On October 11, 2018, in a highly anticipated decision, the Supreme Court of Canada unanimously dismissed an appeal brought by the Mikisew Cree First Nation (the “Mikisew”), concluding that the Federal Court did not have jurisdiction to hear the application for judicial review of measures taken by ministers exercising legislative powers, as they are not then acting as a “federal board, commission or other tribunal” whose actions are subject to judicial review. The Supreme Court concluded that no provision of the Federal Courts Act allowed the Federal Court to scrutinize Parliament’s legislative process. The Court also concluded that the Crown’s duty to consult First Nations does not apply to the legislative process.

Context of the decision

The Mikisew filed an application for judicial review of two omnibus bills introduced in 2012 by the Conservative government that would have significant effects on Canada’s environmental protection regime and potential to negatively affect their rights to hunt, trap and fish under Treaty No. 8. The Mikisew were not consulted about this draft legislation. They maintained that by developing and enacting legislation affecting their Aboriginal rights enshrined by treaty, the federal ministers involved were acting in an executive capacity rather than pursuant to the legislative powers conferred on them by the Constitution Act, 1867.
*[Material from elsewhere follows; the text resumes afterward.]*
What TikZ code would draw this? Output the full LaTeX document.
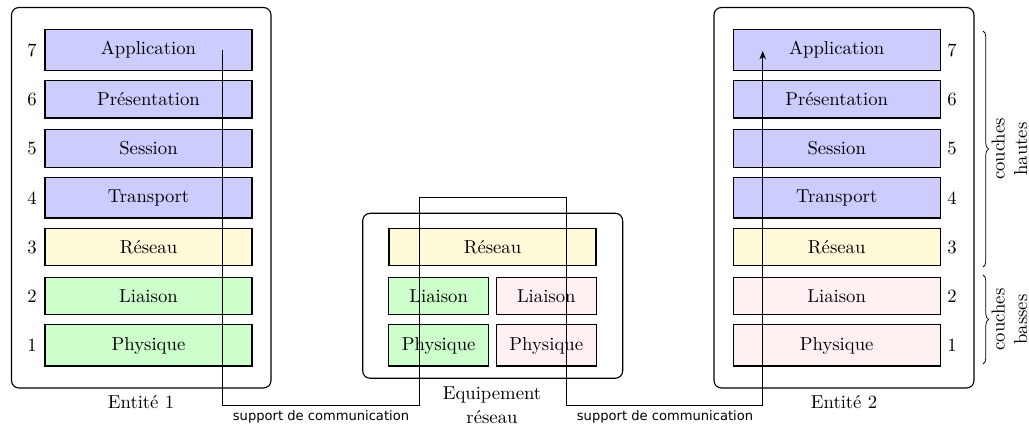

The Federal Court concluded that the introduction of the omnibus bills triggered the obligation to consult the Mikisew. On appeal, a majority of the Federal Court of Appeal held that judicial review of a legislative measure is not allowed by the Federal Courts Act and that ministers are not subject to judicial review when developing policy.

Refusal to apply the duty to consult to the legislative process

In a judgment including four sets of concurring reasons, the Supreme Court nevertheless agreed by a margin of seven to two that the duty to consult First Nations does not apply to the legislative process, including royal assent.

In the reasons drafted by Justice Karakatsanis (Chief Justice Wagner and Justice Gascon concurring), her analysis begins with an exhaustive review of the purpose and dynamic between the duty to consult and the principle of the honour of the Crown from which it derives. By virtue of the principles of separation of powers and parliamentary sovereignty, she concludes that actions of federal ministers during the legislative process are pursuant to the powers conferred on them by the Constitution Act, 1867 and not pursuant to their statutory powers, thus mandating judicial non-incursion into the legislative process:

[38] Applying the duty to consult doctrine during the law-making process would lead to significant judicial incursion into the workings of the legislature, even if such a duty were only enforced post-enactment. The duty to consult jurisprudence has developed a spectrum of consultation requirements that fit in the context of administrative decision-making processes. Directly transposing such executive requirements into the legislative context would be an inappropriate constraint on legislatures’ ability to control their own processes.

While arriving at the same conclusions as Justice Karakatsanis, Justice Brown uses a different analytical approach, and, while doing so, strongly criticizes his colleague for the judicial uncertainty her reasons entail. For Justice Karakatsanis leaves unanswered the question whether the principle of the honour of the Crown would allow a statute – otherwise validly adopted and immune from challenge on the basis of section 35 of the Constitution Act, 1982 and the Sparrow test – “not consistent with [the honour of the Crown]” because of an infringement of that principle by the legislature. She adds that in such a case, other relief or doctrines may be developed to remedy this.

Justice Brown, on the contrary, clearly affirms that this reasoning leads to a direct clash with parliamentary sovereignty and privilege, causing uncertainty for every legislator. In his words, legislators are “in essence, being told that they cannot enact legislation that ‘affects’ (but does not infringe) certain rights that might exist – and that, if they do, they may be subject to as-yet unrecognized ‘recourse’”.

Justice Rowe (Justices Moldaver and Côté concurring) shares the concerns of Justice Brown, adding that “[i]mposing a duty to consult at this stage could effectively grind the day-to-day internal operations of government to a halt”.

Justice Abella, however, in a dissenting opinion concurred in by Justice Martin, considers that there is a duty to consult in respect of proposed legislation with the potential to adversely impact established Aboriginal or treaty rights, and that failure to respect that duty would open the door to a court challenge. The formal label applied to the type of action that the government takes with respect to Aboriginal rights and interests protected by section 35 of the Constitution Act, 1982 in no way affects the principle of the honour of the Crown, which applies to all the government’s dealings with Indigenous peoples.

Thus, seven of the nine judges concluded that the Crown has no duty to consult First Nations at any stage during the legislative process. However, the Court also noted that it is sound practice to seek the opinion of Indigenous communities whose interests or Aboriginal or treaty rights could be affected by proposed legislation.

The Supreme Court avoids uncertainty

While the Court found that there is no obligation to consult during the legislative process, Justice Karakatsanis nevertheless raised the possibility of validly enacted legislation being challenged if it has the potential to “adversely affect” Aboriginal or treaty rights. This opens the door to constitutional challenges based on a breach of the principle of the honour of the Crown, which Canadian courts will have to rule on in accordance with the rules established by the Supreme Court.